Foto / Photo Giordano Ciampini
With a ready smile and sparkling eyes, at age 46 Sandra Alan Seas can say she has made it on her own in spite of all the challenges life has presented. She is a successful fashion designer and business owner as well as a single mother of two, including a daughter with Down Syndrome.
In August, Sandra was honored as an exemplary businesswoman in the Samara community at a gala dinner held to raise funds for the upcoming health fair, and during the fashion show accompanying the dinner she featured 15 of her designs, including bathing suits, hindu-style fashions and casual wear. Although she has shown her designs in beauty pageants before, this was the first time in her 28 years of designing clothes that she presented a formal fashion show.
Born in Nicoya, Sandra moved to Samara 35 years ago with her family, including three sisters and one brother. Her father was an educator and her mother worked as a seamstress. As a child, Sandra learned the basics of sewing from her mother. "Come, to teach you how to sew," her mother would tell them, and Sandra would obey. She liked it but never thought she would dedicate her life to making clothes.
Sandra finished high school, got married and gave birth to a daughter, Jacksun. Her daughter was born premature with many complications, including Down Syndrome, a chromosomal abnormality associated with a delay in cognitive ability and physical growth. "It was a very big shock," Sandra recalled. It was a time when people tended to hide children with problems like Down Syndrome, when there was limited knowledge of how to help such children, but Sandra struggled on her daughter's behalf, taking her to endless appointments. She moved to Nicoya, where she built a small house and enrolled her daughter in a special school.
With one basic sewing machine, she began making clothes for friends, who encouraged her to create her own brand, which she did,and she began selling her fashions, not only in Nicoya but around the country.She set up a workshop with 10 industrial sewing machines and hired three operators. Business was booming, but home life was difficult.
Eventually, she divorced and moved back to Samara. "At 34, I started to discover myself, to find more strength." People helped her and she proved that as a woman she could make it alone. A German friend who believed in her and knew her to be hard-working offered to sell her property on the main street in the center of Samara, accepting a down-payment of $3000 and giving her one year to make arrangements for a bank loan. On this property, Sandra opened Shanna's Boutique, where she sells her fashions and other clothing. She also has a souvenir shop next to the boutique.

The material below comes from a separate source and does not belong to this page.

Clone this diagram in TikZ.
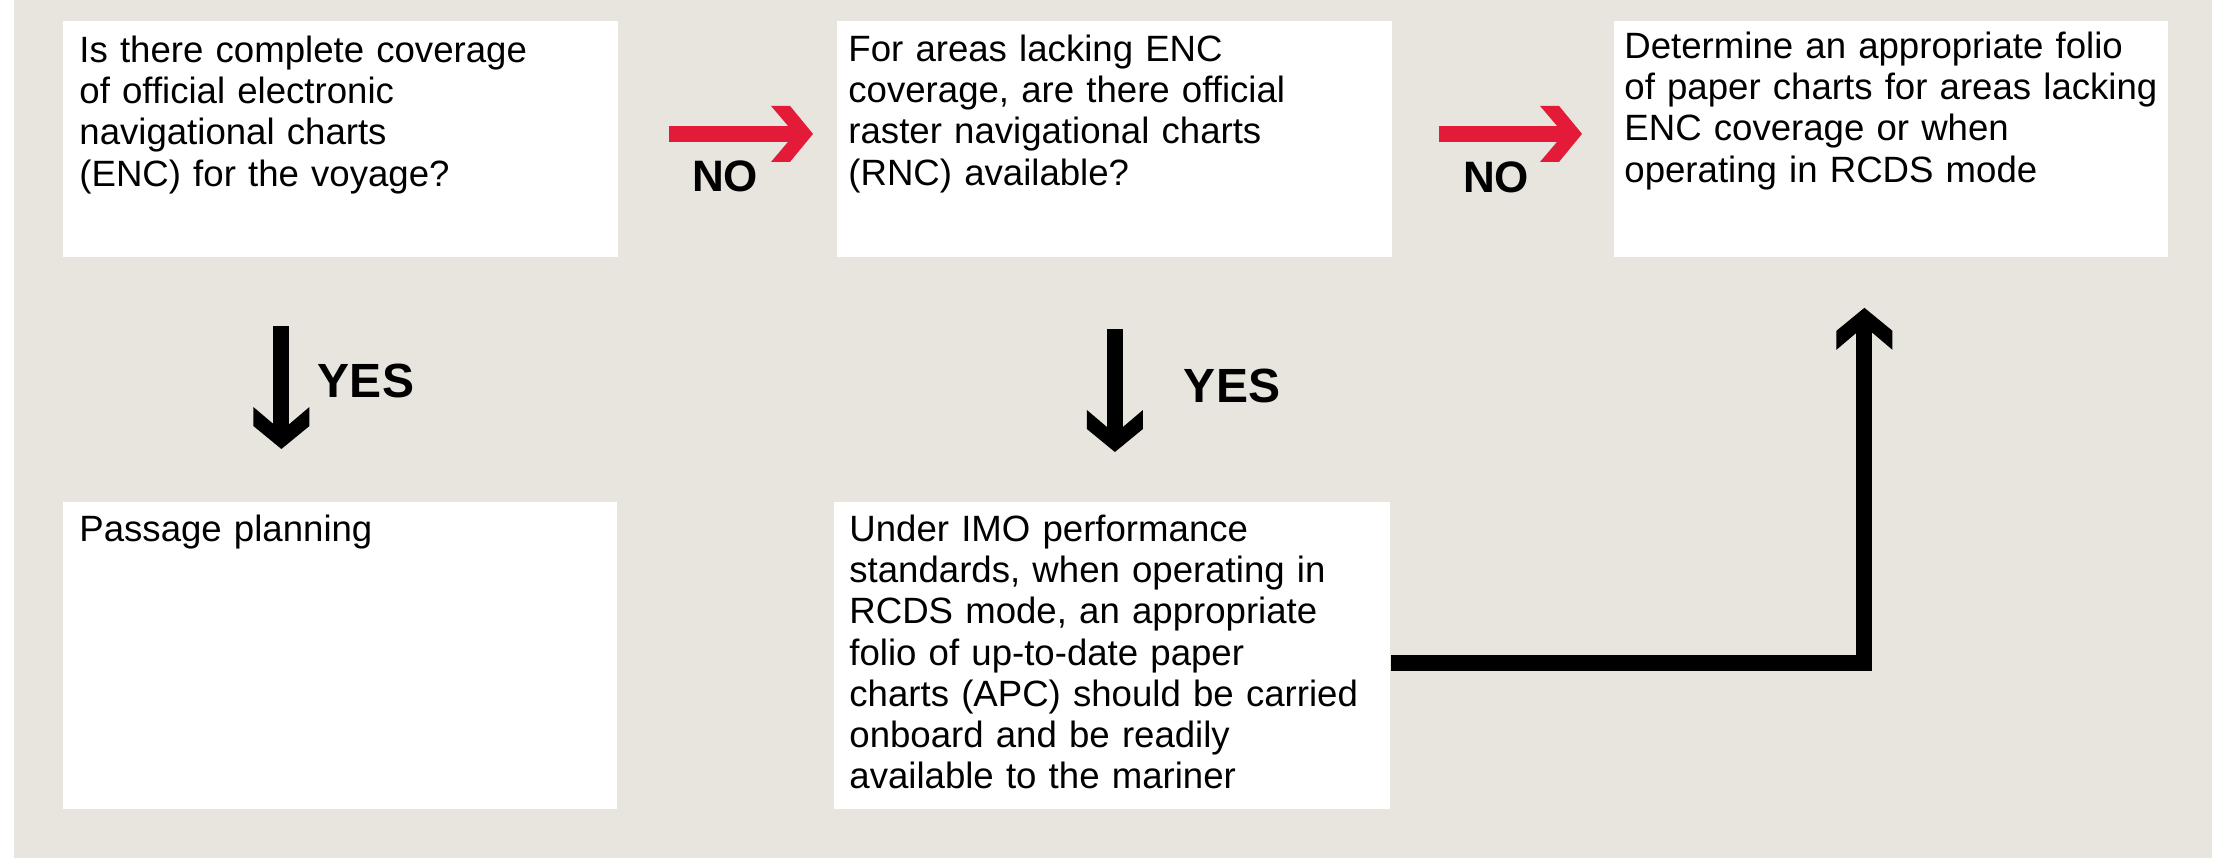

She decided to simplify her fashion business, downsizing to just five industrial machines and one assistant, and now she only sells her fashions locally, but thanks to tourism and a central location in Samara, she said she generates even more than before.
Her stores are open from 9 a.m. to 8 p.m., which means that she's often busy, but when she can she takes time to go to the beach to swim and to see the sunset. Ride her bicycle and spend time with her parents and grandparents, is her way to de-stress. And of course, she spends time with her two children. Her son, Kiban, is now 19 and her daughter, Jacksun is 26.Her daughter still needs a lot of care, and Sandra admits she is overprotective, but Jacksun has learned to do housework and take care of her own things and gives a lot of sincere affection.
Sandra related that she has survived crisis, and she has come out stronger. "People that knew me before don't believe that I've achieved so much," she said.